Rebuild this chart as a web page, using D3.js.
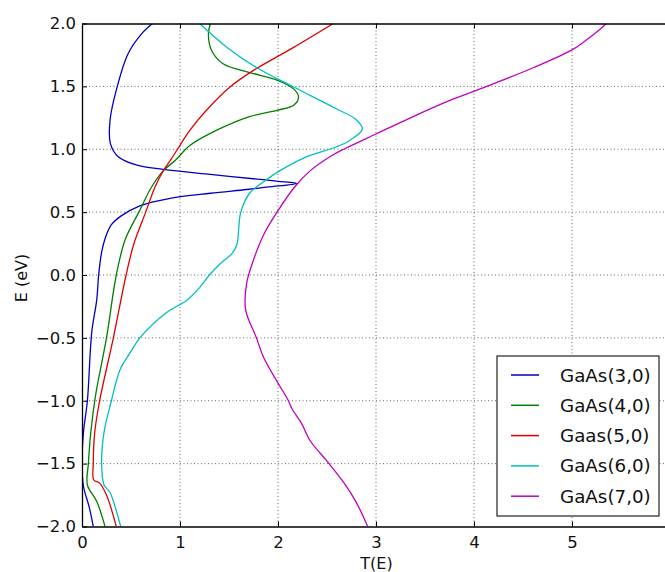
<!DOCTYPE html>
<html>
<head>
<meta charset="utf-8">
<script src="https://cdn.jsdelivr.net/npm/d3@7"></script>
<style>
  body{margin:0;background:#fff;}
  svg{display:block;font-family:"DejaVu Sans",sans-serif;}
  .grid line{stroke:#666;stroke-width:1;stroke-dasharray:1,2.5;}
  .curve{fill:none;stroke-width:1.3;}
</style>
</head>
<body>
<svg id="chart" width="665" height="572"></svg>
<script>
// transmission curves, each point is [E (eV), T(E)]
const gaas30=[[-2.0,0.115],[-1.85,0.075],[-1.68,0.015],[-1.5,0.0],[-1.25,0.015],[-1.0,0.055],[-0.45,0.1],[-0.2,0.15],[0.0,0.17],[0.18,0.2],[0.3,0.24],[0.4,0.3],[0.47,0.40],[0.55,0.59],[0.61,0.90],[0.65,1.31],[0.68,1.68],[0.70,1.9],[0.728,2.19],[0.745,2.0],[0.76,1.82],[0.80,1.31],[0.84,0.83],[0.873,0.56],[0.94,0.37],[1.045,0.29],[1.23,0.286],[1.5,0.36],[1.76,0.47],[1.92,0.61],[2.0,0.72]];
const gaas40=[[-2.0,0.235],[-1.8,0.15],[-1.67,0.055],[-1.5,0.065],[-1.25,0.09],[-0.95,0.14],[-0.5,0.25],[0.0,0.35],[0.28,0.44],[0.5,0.58],[0.70,0.71],[0.83,0.83],[0.91,0.95],[1.03,1.10],[1.15,1.37],[1.26,1.71],[1.31,1.99],[1.35,2.16],[1.415,2.21],[1.48,2.16],[1.55,1.99],[1.61,1.71],[1.68,1.44],[1.79,1.32],[1.92,1.29],[2.0,1.31]];
const gaas50=[[-2.0,0.35],[-1.75,0.25],[-1.655,0.18],[-1.63,0.12],[-1.5,0.115],[-1.25,0.13],[-1.0,0.18],[-0.5,0.32],[0.0,0.45],[0.25,0.53],[0.5,0.65],[0.70,0.745],[0.83,0.83],[0.91,0.90],[0.99,0.966],[1.15,1.10],[1.31,1.27],[1.495,1.51],[1.627,1.75],[1.81,2.16],[2.0,2.565]];
const gaas60=[[-2.0,0.395],[-1.85,0.34],[-1.73,0.286],[-1.67,0.225],[-1.5,0.2],[-1.25,0.225],[-1.0,0.30],[-0.75,0.39],[-0.62,0.49],[-0.5,0.59],[-0.3,0.86],[-0.2,1.07],[-0.1,1.2],[0.0,1.30],[0.09,1.41],[0.17,1.53],[0.24,1.58],[0.38,1.60],[0.5,1.62],[0.65,1.71],[0.74,1.85],[0.83,2.02],[0.94,2.29],[1.02,2.6],[1.07,2.73],[1.16,2.86],[1.24,2.79],[1.32,2.60],[1.495,2.16],[1.65,1.78],[1.81,1.48],[2.0,1.20]];
const gaas70=[[-2.0,2.915],[-1.81,2.80],[-1.65,2.67],[-1.48,2.50],[-1.32,2.33],[-1.18,2.24],[-1.06,2.14],[-0.99,2.10],[-0.86,2.00],[-0.65,1.85],[-0.5,1.78],[-0.278,1.67],[-0.066,1.68],[0.12,1.75],[0.33,1.86],[0.5,1.99],[0.70,2.17],[0.83,2.33],[0.95,2.55],[1.0,2.67],[1.125,3.01],[1.26,3.38],[1.39,3.76],[1.5,4.13],[1.65,4.61],[1.79,5.0],[1.87,5.15],[1.95,5.28],[2.0,5.35]];

const series_names=['GaAs(3,0)','GaAs(4,0)','Gaas(5,0)','GaAs(6,0)','GaAs(7,0)'];
const series_colors=['#0000bf','#007f00','#e00000','#00bfbf','#bf00bf'];
const x_ticks=[0,1,2,3,4,5,6];
const x_tick_labels=['0','1','2','3','4','5',''];
const y_ticks=[-2.0,-1.5,-1.0,-0.5,0.0,0.5,1.0,1.5,2.0];

const all_series=[gaas30,gaas40,gaas50,gaas60,gaas70];

const box={left:82,top:23.5,right:670,bot:526.5};

const svg=d3.select('#chart');

const x=d3.scaleLinear().domain([0,6]).range([box.left,box.right]);
const y=d3.scaleLinear().domain([-2,2]).range([box.bot,box.top]);

const fmt=d=>d3.format('.1f')(d).replace('-','\u2212');

// grid
const grid=svg.append('g').attr('class','grid');
grid.selectAll('.gx').data(x_ticks.slice(1,-1)).join('line')
    .attr('x1',d=>x(d)).attr('x2',d=>x(d))
    .attr('y1',box.top).attr('y2',box.bot);
grid.selectAll('.gy').data(y_ticks.slice(1,-1)).join('line')
    .attr('x1',box.left).attr('x2',box.right)
    .attr('y1',d=>y(d)).attr('y2',d=>y(d));

// curves
const line=d3.line()
    .x(d=>x(d[1]))
    .y(d=>y(d[0]))
    .curve(d3.curveCatmullRom.alpha(0.5));

svg.append('defs').append('clipPath').attr('id','clip')
    .append('rect').attr('x',box.left).attr('y',box.top)
    .attr('width',box.right-box.left).attr('height',box.bot-box.top);

svg.append('g').attr('clip-path','url(#clip)')
    .selectAll('path').data(all_series).join('path')
    .attr('class','curve')
    .attr('stroke',(d,i)=>series_colors[i])
    .attr('d',line);

// axes (ticks inside, like classic matplotlib)
const axis_b=svg.append('g').attr('transform',`translate(0,${box.bot})`)
    .call(d3.axisBottom(x).tickValues(x_ticks).tickFormat((d,i)=>x_tick_labels[i]).tickSizeInner(-5).tickSizeOuter(0).tickPadding(10));
const axis_t=svg.append('g').attr('transform',`translate(0,${box.top})`)
    .call(d3.axisTop(x).tickValues(x_ticks).tickFormat('').tickSizeInner(-5).tickSizeOuter(0));
const axis_l=svg.append('g').attr('transform',`translate(${box.left},0)`)
    .call(d3.axisLeft(y).tickValues(y_ticks).tickFormat(fmt).tickSizeInner(-5).tickSizeOuter(0).tickPadding(6));

[axis_b,axis_t,axis_l].forEach(a=>{
    a.select('.domain').attr('stroke','#000').attr('stroke-width',1.3);
    a.selectAll('.tick line').attr('stroke','#000');
    a.selectAll('.tick text').attr('font-size',16.5).attr('fill','#111').attr('font-family','"DejaVu Sans",sans-serif');
});

// axis labels
svg.append('text').attr('x',376.5).attr('y',569).attr('text-anchor','middle')
    .attr('font-size',16).attr('fill','#111').text('T(E)');
svg.append('text').attr('transform','translate(27,278) rotate(-90)').attr('text-anchor','middle')
    .attr('font-size',16).attr('fill','#111').text('E (eV)');

// legend
const legend=svg.append('g').attr('transform','translate(497,356)');
legend.append('rect').attr('width',162).attr('height',160)
    .attr('fill','#fff').attr('stroke','#222').attr('stroke-width',1.2);
const rows=legend.selectAll('g.row').data(series_names).join('g')
    .attr('transform',(d,i)=>`translate(0,${19+i*30.3})`);
rows.append('line').attr('x1',14).attr('x2',42).attr('y1',0).attr('y2',0)
    .attr('stroke',(d,i)=>series_colors[i]).attr('stroke-width',1.5);
rows.append('text').attr('x',63).attr('y',6.5).attr('font-size',18.3).attr('fill','#111').text(d=>d);
</script>
</body>
</html>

........

What the task asks =
Copy the listing over exactly, skipping the pictures it holds.

Finished exercise =
Rebuild this chart as a web page, using D3.js.
<!DOCTYPE html>
<html>
<head>
<meta charset="utf-8">
<script src="https://cdn.jsdelivr.net/npm/d3@7"></script>
<style>
  body{margin:0;background:#fff;}
  svg{display:block;font-family:"DejaVu Sans",sans-serif;}
  .grid line{stroke:#666;stroke-width:1;stroke-dasharray:1,2.5;}
  .curve{fill:none;stroke-width:1.3;}
</style>
</head>
<body>
<svg id="chart" width="665" height="572"></svg>
<script>
// transmission curves, each point is [E (eV), T(E)]
const gaas30=[[-2.0,0.115],[-1.85,0.075],[-1.68,0.015],[-1.5,0.0],[-1.25,0.015],[-1.0,0.055],[-0.45,0.1],[-0.2,0.15],[0.0,0.17],[0.18,0.2],[0.3,0.24],[0.4,0.3],[0.47,0.40],[0.55,0.59],[0.61,0.90],[0.65,1.31],[0.68,1.68],[0.70,1.9],[0.728,2.19],[0.745,2.0],[0.76,1.82],[0.80,1.31],[0.84,0.83],[0.873,0.56],[0.94,0.37],[1.045,0.29],[1.23,0.286],[1.5,0.36],[1.76,0.47],[1.92,0.61],[2.0,0.72]];
const gaas40=[[-2.0,0.235],[-1.8,0.15],[-1.67,0.055],[-1.5,0.065],[-1.25,0.09],[-0.95,0.14],[-0.5,0.25],[0.0,0.35],[0.28,0.44],[0.5,0.58],[0.70,0.71],[0.83,0.83],[0.91,0.95],[1.03,1.10],[1.15,1.37],[1.26,1.71],[1.31,1.99],[1.35,2.16],[1.415,2.21],[1.48,2.16],[1.55,1.99],[1.61,1.71],[1.68,1.44],[1.79,1.32],[1.92,1.29],[2.0,1.31]];
const gaas50=[[-2.0,0.35],[-1.75,0.25],[-1.655,0.18],[-1.63,0.12],[-1.5,0.115],[-1.25,0.13],[-1.0,0.18],[-0.5,0.32],[0.0,0.45],[0.25,0.53],[0.5,0.65],[0.70,0.745],[0.83,0.83],[0.91,0.90],[0.99,0.966],[1.15,1.10],[1.31,1.27],[1.495,1.51],[1.627,1.75],[1.81,2.16],[2.0,2.565]];
const gaas60=[[-2.0,0.395],[-1.85,0.34],[-1.73,0.286],[-1.67,0.225],[-1.5,0.2],[-1.25,0.225],[-1.0,0.30],[-0.75,0.39],[-0.62,0.49],[-0.5,0.59],[-0.3,0.86],[-0.2,1.07],[-0.1,1.2],[0.0,1.30],[0.09,1.41],[0.17,1.53],[0.24,1.58],[0.38,1.60],[0.5,1.62],[0.65,1.71],[0.74,1.85],[0.83,2.02],[0.94,2.29],[1.02,2.6],[1.07,2.73],[1.16,2.86],[1.24,2.79],[1.32,2.60],[1.495,2.16],[1.65,1.78],[1.81,1.48],[2.0,1.20]];
const gaas70=[[-2.0,2.915],[-1.81,2.80],[-1.65,2.67],[-1.48,2.50],[-1.32,2.33],[-1.18,2.24],[-1.06,2.14],[-0.99,2.10],[-0.86,2.00],[-0.65,1.85],[-0.5,1.78],[-0.278,1.67],[-0.066,1.68],[0.12,1.75],[0.33,1.86],[0.5,1.99],[0.70,2.17],[0.83,2.33],[0.95,2.55],[1.0,2.67],[1.125,3.01],[1.26,3.38],[1.39,3.76],[1.5,4.13],[1.65,4.61],[1.79,5.0],[1.87,5.15],[1.95,5.28],[2.0,5.35]];

const series_names=['GaAs(3,0)','GaAs(4,0)','Gaas(5,0)','GaAs(6,0)','GaAs(7,0)'];
const series_colors=['#0000bf','#007f00','#e00000','#00bfbf','#bf00bf'];
const x_ticks=[0,1,2,3,4,5,6];
const x_tick_labels=['0','1','2','3','4','5',''];
const y_ticks=[-2.0,-1.5,-1.0,-0.5,0.0,0.5,1.0,1.5,2.0];

const all_series=[gaas30,gaas40,gaas50,gaas60,gaas70];

const box={left:82,top:23.5,right:670,bot:526.5};

const svg=d3.select('#chart');

const x=d3.scaleLinear().domain([0,6]).range([box.left,box.right]);
const y=d3.scaleLinear().domain([-2,2]).range([box.bot,box.top]);

const fmt=d=>d3.format('.1f')(d).replace('-','\u2212');

// grid
const grid=svg.append('g').attr('class','grid');
grid.selectAll('.gx').data(x_ticks.slice(1,-1)).join('line')
    .attr('x1',d=>x(d)).attr('x2',d=>x(d))
    .attr('y1',box.top).attr('y2',box.bot);
grid.selectAll('.gy').data(y_ticks.slice(1,-1)).join('line')
    .attr('x1',box.left).attr('x2',box.right)
    .attr('y1',d=>y(d)).attr('y2',d=>y(d));

// curves
const line=d3.line()
    .x(d=>x(d[1]))
    .y(d=>y(d[0]))
    .curve(d3.curveCatmullRom.alpha(0.5));

svg.append('defs').append('clipPath').attr('id','clip')
    .append('rect').attr('x',box.left).attr('y',box.top)
    .attr('width',box.right-box.left).attr('height',box.bot-box.top);

svg.append('g').attr('clip-path','url(#clip)')
    .selectAll('path').data(all_series).join('path')
    .attr('class','curve')
    .attr('stroke',(d,i)=>series_colors[i])
    .attr('d',line);

// axes (ticks inside, like classic matplotlib)
const axis_b=svg.append('g').attr('transform',`translate(0,${box.bot})`)
    .call(d3.axisBottom(x).tickValues(x_ticks).tickFormat((d,i)=>x_tick_labels[i]).tickSizeInner(-5).tickSizeOuter(0).tickPadding(10));
const axis_t=svg.append('g').attr('transform',`translate(0,${box.top})`)
    .call(d3.axisTop(x).tickValues(x_ticks).tickFormat('').tickSizeInner(-5).tickSizeOuter(0));
const axis_l=svg.append('g').attr('transform',`translate(${box.left},0)`)
    .call(d3.axisLeft(y).tickValues(y_ticks).tickFormat(fmt).tickSizeInner(-5).tickSizeOuter(0).tickPadding(6));

[axis_b,axis_t,axis_l].forEach(a=>{
    a.select('.domain').attr('stroke','#000').attr('stroke-width',1.3);
    a.selectAll('.tick line').attr('stroke','#000');
    a.selectAll('.tick text').attr('font-size',16.5).attr('fill','#111').attr('font-family','"DejaVu Sans",sans-serif');
});

// axis labels
svg.append('text').attr('x',376.5).attr('y',569).attr('text-anchor','middle')
    .attr('font-size',16).attr('fill','#111').text('T(E)');
svg.append('text').attr('transform','translate(27,278) rotate(-90)').attr('text-anchor','middle')
    .attr('font-size',16).attr('fill','#111').text('E (eV)');

// legend
const legend=svg.append('g').attr('transform','translate(497,356)');
legend.append('rect').attr('width',162).attr('height',160)
    .attr('fill','#fff').attr('stroke','#222').attr('stroke-width',1.2);
const rows=legend.selectAll('g.row').data(series_names).join('g')
    .attr('transform',(d,i)=>`translate(0,${19+i*30.3})`);
rows.append('line').attr('x1',14).attr('x2',42).attr('y1',0).attr('y2',0)
    .attr('stroke',(d,i)=>series_colors[i]).attr('stroke-width',1.5);
rows.append('text').attr('x',63).attr('y',6.5).attr('font-size',18.3).attr('fill','#111').text(d=>d);
</script>
</body>
</html>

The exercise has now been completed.